Beginning on April 1, 2014, NYC employers with at least 20 employees must provide employees with five days (40 hours) of annual paid sick leave. The Earned Sick Time Act (Intro. No. 97-A) (the “Act”), originally passed in May 2013 and confirmed with the City Council’s June 2013 vote overriding former Mayor Bloomberg’s previous veto of the Act, applies to individuals who have been employed by their employers for at least four months. Full-time and part-time workers (who work more than 80 hours in a calendar year) will earn one hour of sick time for every 30 hours worked, beginning at the commencement of employment or the effective date of the Act, whichever is later, which may be used after working for 120 days. For those employers with 15 to 20 employees, the new requirements of paid annual sick leave will take effect in October 2015. For employers lacking the requisite amount of employees, they too must provide five days of annual sick leave by April 1, 2014, albeit unpaid sick leave.
Discretion as to how many hours of sick time to use is left to the employee, but an employer may set a reasonable minimum increment for the use of sick time not to exceed four hours per day. Employees may use the sick time for the employee’s mental or physical illness, injury or health condition, care and treatment for the same or the need for preventative care, as well as for those same needs of a family member. Family members include the employee’s child, spouse, domestic partner, parent, as well as the child or parent of the spouse or domestic partner.
Employers must provide new employees with notice of their rights under the Act, including the accrual and use of sick time, the calendar year of the employer and the right to be free from retaliation. Notices will be drafted by the Department of Labor and must be posted at the employer’s place of business.

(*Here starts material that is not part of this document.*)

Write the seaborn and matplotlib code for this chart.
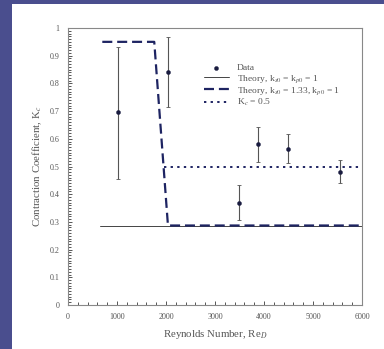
import matplotlib
matplotlib.use("Agg")
import matplotlib.pyplot as plt
from matplotlib.patches import Rectangle
from matplotlib.ticker import MultipleLocator, FixedLocator
import seaborn as sns
import pandas as pd

# measured data with error bars
re_data = [1020, 2050, 3480, 3880, 4490, 5560]
kc_data = [0.696, 0.840, 0.370, 0.582, 0.564, 0.481]
kc_low = [0.455, 0.714, 0.307, 0.518, 0.512, 0.440]
kc_high = [0.930, 0.967, 0.434, 0.642, 0.618, 0.522]

# theory curves
re_theory1 = [650, 6000]
kc_theory1 = [0.287, 0.287]
re_theory2 = [700, 1760, 2040, 6000]
kc_theory2 = [0.950, 0.950, 0.287, 0.287]
re_const = [1960, 6000]
kc_const = [0.5, 0.5]

x_ticks = [0, 1000, 2000, 3000, 4000, 5000, 6000]
y_ticks = [0, 0.1, 0.2, 0.3, 0.4, 0.5, 0.6, 0.7, 0.8, 0.9, 1]
y_labels = ["0", "0.1", "0.2", "0.3", "0.4", "0.5", "0.6", "0.7", "0.8", "0.9", "1"]

sns.set_style("ticks")
plt.rcParams["font.family"] = ["Liberation Serif", "DejaVu Serif"]
plt.rcParams["mathtext.fontset"] = "stix"

navy = "#1e2462"
grey = "#555555"

fig = plt.figure(figsize=(3.84, 3.49), dpi=100)
fig.patch.set_facecolor("#4a4e8e")
fig.patches.append(Rectangle((12 / 384, 0), 1, 1 - 4 / 349, transform=fig.transFigure,
                             facecolor="white", edgecolor="none", zorder=-5))

ax = fig.add_axes([68 / 384, 44 / 349, 294 / 384, 277 / 349])
ax.set_zorder(2)
ax.set_facecolor("white")

df = pd.DataFrame({"re": re_data, "kc": kc_data})
yerr = [[k - lo for k, lo in zip(kc_data, kc_low)], [hi - k for k, hi in zip(kc_data, kc_high)]]
ax.errorbar(re_data, kc_data, yerr=yerr, fmt="none", ecolor="#555555", elinewidth=0.8,
            capsize=1.5, capthick=0.6)
sns.scatterplot(data=df, x="re", y="kc", ax=ax, color="#1a1c40", s=9, edgecolor="#1a1c40",
                label="Data", zorder=3)

sns.lineplot(x=re_theory1, y=kc_theory1, ax=ax, color="#444444", lw=0.7,
             label="Theory, k$_{s0}$ = k$_{p0}$ = 1", sort=False)
sns.lineplot(x=re_theory2, y=kc_theory2, ax=ax, color=navy, lw=1.6, dashes=(4.5, 2.2),
             label="Theory, k$_{s0}$ = 1.33, k$_{p0}$ = 1", sort=False)
sns.lineplot(x=re_const, y=kc_const, ax=ax, color=navy, lw=1.4, dashes=(1.2, 2.2),
             label="K$_c$ = 0.5", sort=False)

ax.set_xlim(0, 6000)
ax.set_ylim(0, 1)
ax.xaxis.set_major_locator(FixedLocator(x_ticks))
ax.yaxis.set_major_locator(FixedLocator(y_ticks))
ax.set_yticklabels(y_labels)
ax.xaxis.set_minor_locator(MultipleLocator(200))
ax.yaxis.set_minor_locator(MultipleLocator(0.01))
ax.tick_params(which="both", direction="in", colors=grey, labelcolor="#555555", labelsize=5.8,
               width=0.7, pad=6)
ax.tick_params(which="major", length=3)
ax.tick_params(which="minor", length=2)
for s in ax.spines.values():
    s.set_color("#888888")
    s.set_linewidth(0.8)
    s.set_visible(True)

ax.set_xlabel("Reynolds Number, Re$_D$", fontsize=7.8, color="#555555", labelpad=5)
ax.set_ylabel("Contraction Coefficient, K$_c$", fontsize=7.8, color="#555555", labelpad=4)

leg = ax.legend(loc="upper left", bbox_to_anchor=(0.45, 0.885), frameon=False, fontsize=6.8,
                handlelength=2.6, labelspacing=0.05, handletextpad=0.9, borderaxespad=0)
for t in leg.get_texts():
    t.set_color("#555555")

fig.savefig("out.png", dpi=100, facecolor=fig.get_facecolor())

Employers must keep documentation of compliance with the Act for two years.
The Act provides that employers cannot retaliate or threaten retaliation against an employee who requests or uses sick time, files a complaint for alleged violations of the Act, communicates with any person about any violation of the Act, participates in an administrative or judicial action regarding an alleged violation of the Act or informs any person of his or her potential rights under the Act. Employees who are allegedly aggrieved by an employer’s failure to comply with the Act may file a complaint with the New York City Department of Consumer Affairs, the agency charged with enforcement of the paid sick leave law.

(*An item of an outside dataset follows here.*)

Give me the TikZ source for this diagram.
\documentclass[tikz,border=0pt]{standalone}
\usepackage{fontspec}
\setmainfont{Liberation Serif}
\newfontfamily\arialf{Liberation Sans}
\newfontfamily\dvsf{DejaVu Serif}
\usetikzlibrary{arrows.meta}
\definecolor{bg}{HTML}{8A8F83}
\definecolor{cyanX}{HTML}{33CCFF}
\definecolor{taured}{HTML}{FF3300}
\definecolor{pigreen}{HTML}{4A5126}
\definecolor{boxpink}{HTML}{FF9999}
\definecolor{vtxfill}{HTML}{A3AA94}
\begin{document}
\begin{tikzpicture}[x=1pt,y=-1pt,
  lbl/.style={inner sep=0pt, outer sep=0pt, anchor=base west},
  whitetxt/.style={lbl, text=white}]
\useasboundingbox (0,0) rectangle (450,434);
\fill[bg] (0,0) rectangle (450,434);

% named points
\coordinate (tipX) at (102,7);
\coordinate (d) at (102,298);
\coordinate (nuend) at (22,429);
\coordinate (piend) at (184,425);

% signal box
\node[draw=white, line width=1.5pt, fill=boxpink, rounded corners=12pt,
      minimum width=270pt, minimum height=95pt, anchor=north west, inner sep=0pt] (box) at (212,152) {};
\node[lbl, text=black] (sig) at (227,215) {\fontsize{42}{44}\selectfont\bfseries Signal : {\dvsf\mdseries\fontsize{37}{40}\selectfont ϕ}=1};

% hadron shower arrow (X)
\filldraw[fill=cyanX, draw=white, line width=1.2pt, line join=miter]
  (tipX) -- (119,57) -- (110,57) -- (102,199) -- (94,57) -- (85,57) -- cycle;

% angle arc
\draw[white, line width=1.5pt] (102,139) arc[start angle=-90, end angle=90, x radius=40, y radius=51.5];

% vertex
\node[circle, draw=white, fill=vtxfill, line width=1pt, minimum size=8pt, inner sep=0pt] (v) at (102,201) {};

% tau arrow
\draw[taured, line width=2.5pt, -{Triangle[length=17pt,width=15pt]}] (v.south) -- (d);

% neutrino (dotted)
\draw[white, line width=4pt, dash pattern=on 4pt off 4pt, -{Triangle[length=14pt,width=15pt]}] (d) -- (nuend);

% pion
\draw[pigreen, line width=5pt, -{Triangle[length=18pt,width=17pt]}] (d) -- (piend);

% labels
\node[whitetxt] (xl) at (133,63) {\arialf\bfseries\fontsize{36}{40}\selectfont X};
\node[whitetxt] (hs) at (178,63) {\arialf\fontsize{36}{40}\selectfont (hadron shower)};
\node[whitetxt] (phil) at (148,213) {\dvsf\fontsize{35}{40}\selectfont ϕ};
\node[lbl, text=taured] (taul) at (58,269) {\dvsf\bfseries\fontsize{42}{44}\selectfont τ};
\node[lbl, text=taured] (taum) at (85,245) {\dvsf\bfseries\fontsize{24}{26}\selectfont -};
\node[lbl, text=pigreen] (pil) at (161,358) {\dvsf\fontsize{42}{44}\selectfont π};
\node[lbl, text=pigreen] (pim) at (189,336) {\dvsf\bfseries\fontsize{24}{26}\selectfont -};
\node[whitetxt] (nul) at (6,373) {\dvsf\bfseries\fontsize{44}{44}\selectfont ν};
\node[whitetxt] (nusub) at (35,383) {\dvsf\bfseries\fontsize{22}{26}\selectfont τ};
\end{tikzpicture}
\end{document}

The Act, which is similar to paid sick leave legislation passed in Portland, Oregon; San Francisco, California; and Washington, D.C., does not apply to participants of certain work-study programs, qualified scholarship programs, certain manufacturing employees, independent contractors, public employees and certain hourly professional employees.

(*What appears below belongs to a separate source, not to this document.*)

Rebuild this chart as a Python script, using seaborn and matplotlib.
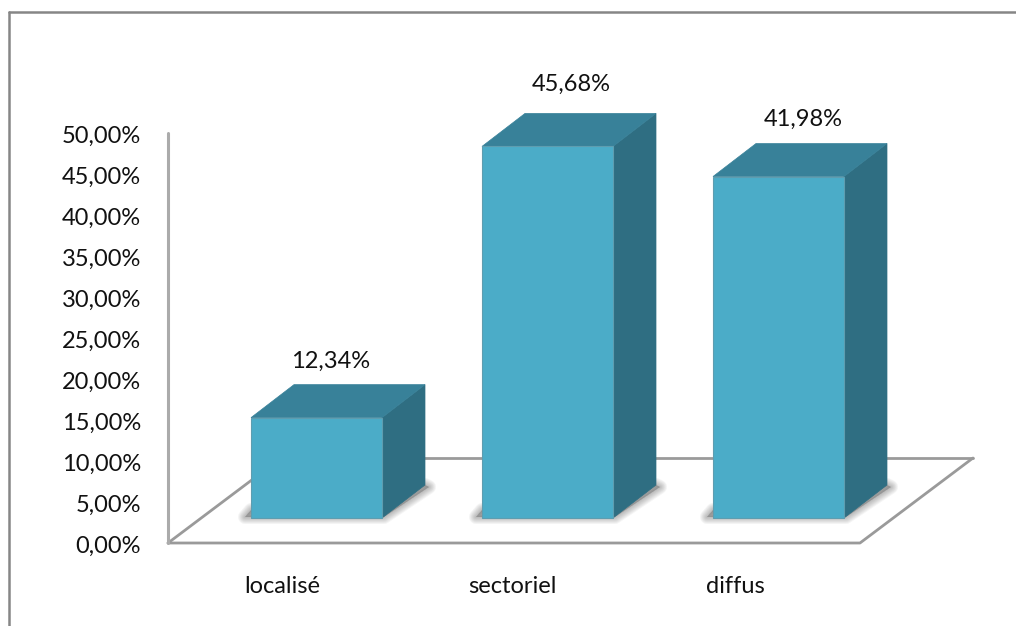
import matplotlib
matplotlib.use("Agg")
import matplotlib.pyplot as plt
from matplotlib.lines import Line2D
from matplotlib.patches import Polygon
from matplotlib.transforms import ScaledTranslation
import pandas as pd
import seaborn as sns

# --- data ---
categories = ["localisé", "sectoriel", "diffus"]
values = [12.34, 45.68, 41.98]
value_labels = ["12,34%", "45,68%", "41,98%"]
y_ticks = [0, 5, 10, 15, 20, 25, 30, 35, 40, 45, 50]
y_tick_labels = ["0,00%", "5,00%", "10,00%", "15,00%", "20,00%", "25,00%",
                 "30,00%", "35,00%", "40,00%", "45,00%", "50,00%"]

# --- style ---
FONT = "Lato"
FS = 17
W, H = 1016, 626
FRONT, TOP, SIDE = "#4BACC8", "#388199", "#2F6E82"
GRAY = "#9A9A9A"
TEXT = "#111111"
label_nudge_px = [14, 24, 25]
label_lift_px = [23, 29, 24]
xlabel_nudge_px = [-34, -35, -43]

sns.set_theme(style="white")
plt.rcParams["font.family"] = [FONT, "DejaVu Sans"]

fig = plt.figure(figsize=(W / 100, H / 100), dpi=100)
ax = fig.add_axes([168 / W, 1 - 543 / H, (860 - 168) / W, (543 - 133) / H])
ax.patch.set_alpha(0)

df = pd.DataFrame({"cat": categories, "val": values})
sns.barplot(data=df, x="cat", y="val", ax=ax, color=FRONT, saturation=1,
            width=131 / 231, order=categories, zorder=5)

ax.set_xlim(-148.5 / 231, 543.5 / 231)
ax.set_ylim(0, 50)
px_x = 1 / 231          # data units per pixel
px_y = 50 / 410

lift = 25 * px_y        # floor position of the bars' front base
scale = 0.992           # 3D foreshortening of the value axis
ddx, ddy = 43 * px_x, 33 * px_y
floor_dx, floor_dy = 113 * px_x, 85 * px_y

# floor
xl, xr = ax.get_xlim()
floor_kw = dict(color=GRAY, lw=2.0, clip_on=False, solid_capstyle="round",
                solid_joinstyle="round", zorder=1)
ax.plot([xl, xr, xr + floor_dx], [0, 0, floor_dy], **floor_kw)
ax.plot([xr + floor_dx, xl + floor_dx], [floor_dy, floor_dy], **floor_kw)
ax.plot([xl, xl + floor_dx], [0, floor_dy], **floor_kw)
ax.plot([xl, xl], [0, 50], color="#ABABAB", lw=2.2, clip_on=False,
        solid_capstyle="round", zorder=1)

# 3D faces
for patch, val, text, nudge, up in zip(ax.patches, values, value_labels,
                                       label_nudge_px, label_lift_px):
    x0, w = patch.get_x(), patch.get_width()
    x1 = x0 + w
    b = lift
    t = lift + val * scale
    patch.set_y(b)
    patch.set_height(t - b)
    patch.set_edgecolor("#5E9DB0")
    patch.set_linewidth(0.8)

    # soft shadow on the floor
    shadow = [(x0 - 6 * px_x, b + 1 * px_y), (x0, b + 8 * px_y), (x1 + ddx, b + ddy),
              (x1 + ddx + 4 * px_x, b + ddy - 2 * px_y), (x1 + 2 * px_x, b + 1 * px_y)]
    for lw in (14, 12, 10, 8, 6, 4, 2):
        ax.add_patch(Polygon(shadow, closed=True, fc="#444444", ec="#444444",
                             lw=lw * 0.72, alpha=0.055, joinstyle="round",
                             clip_on=False, zorder=2))

    ax.add_patch(Polygon([(x1, b), (x1 + ddx, b + ddy), (x1 + ddx, t + ddy), (x1, t)],
                         closed=True, fc=SIDE, ec=SIDE, lw=0.5, clip_on=False, zorder=4))
    ax.add_patch(Polygon([(x0, t), (x1, t), (x1 + ddx, t + ddy), (x0 + ddx, t + ddy)],
                         closed=True, fc=TOP, ec=TOP, lw=0.5, clip_on=False, zorder=4))

    ax.annotate(text, xy=(x0 + w / 2, t + ddy), xytext=(nudge * 0.72, up * 0.72),
                textcoords="offset points", ha="center", va="center",
                fontsize=FS, color=TEXT, family=[FONT, "DejaVu Sans"], zorder=6,
                annotation_clip=False)

# axes text
ax.set_xlabel("")
ax.set_ylabel("")
ax.set_yticks(y_ticks)
ax.set_yticklabels(y_tick_labels, fontsize=FS, color=TEXT)
ax.set_xticks(range(len(categories)))
ax.set_xticklabels(categories, fontsize=FS, color=TEXT)
ax.tick_params(axis="both", length=0)
ax.tick_params(axis="y", pad=27 * 0.72)
ax.tick_params(axis="x", pad=33 * 0.72)
for lab, n in zip(ax.get_xticklabels(), xlabel_nudge_px):
    lab.set_transform(lab.get_transform() + ScaledTranslation(n / 100, 0, fig.dpi_scale_trans))
for lab in ax.get_yticklabels():
    lab.set_transform(lab.get_transform() + ScaledTranslation(0, -1.5 / 100, fig.dpi_scale_trans))
sns.despine(ax=ax, left=True, bottom=True)

# outer chart frame (left and top edges are visible in the crop)
frame_kw = dict(transform=fig.transFigure, color="#868686", lw=1.8)
fig.add_artist(Line2D([9 / W, 9 / W], [0, 1 - 12 / H], **frame_kw))
fig.add_artist(Line2D([9 / W, 1], [1 - 12 / H, 1 - 12 / H], **frame_kw))

fig.savefig("out.png", dpi=100)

It is important for employers to note that the Act does not require employers to allow the use of more than 40 hours of paid sick leave in a calendar year (even if the employee carried over unused paid sick time from the previous year). Nor does the Act require an employer to pay an employee for unused accrued sick time upon termination, resignation, retirement or separation from employment. An employer may also require certain reasonable advance notice of the intention to use sick time. Employers who already allow for paid leave such as paid time off, vacation or personal time, that meets or exceeds the Act’s other guidelines, may use that paid leave to comply with the Act as long as the employee may use that time for sick leave.
In January 2014, Mayor de Blasio announced a bill that would expand the scope of the Act to apply to all businesses with five or more employees in 2014, remove exemptions for the manufacturing sector and expand the class of family members workers can legally care for using their sick time.
Because of the Act, all NYC employers should review their companies’ sick leave policies to ensure compliance with the new sick leave law.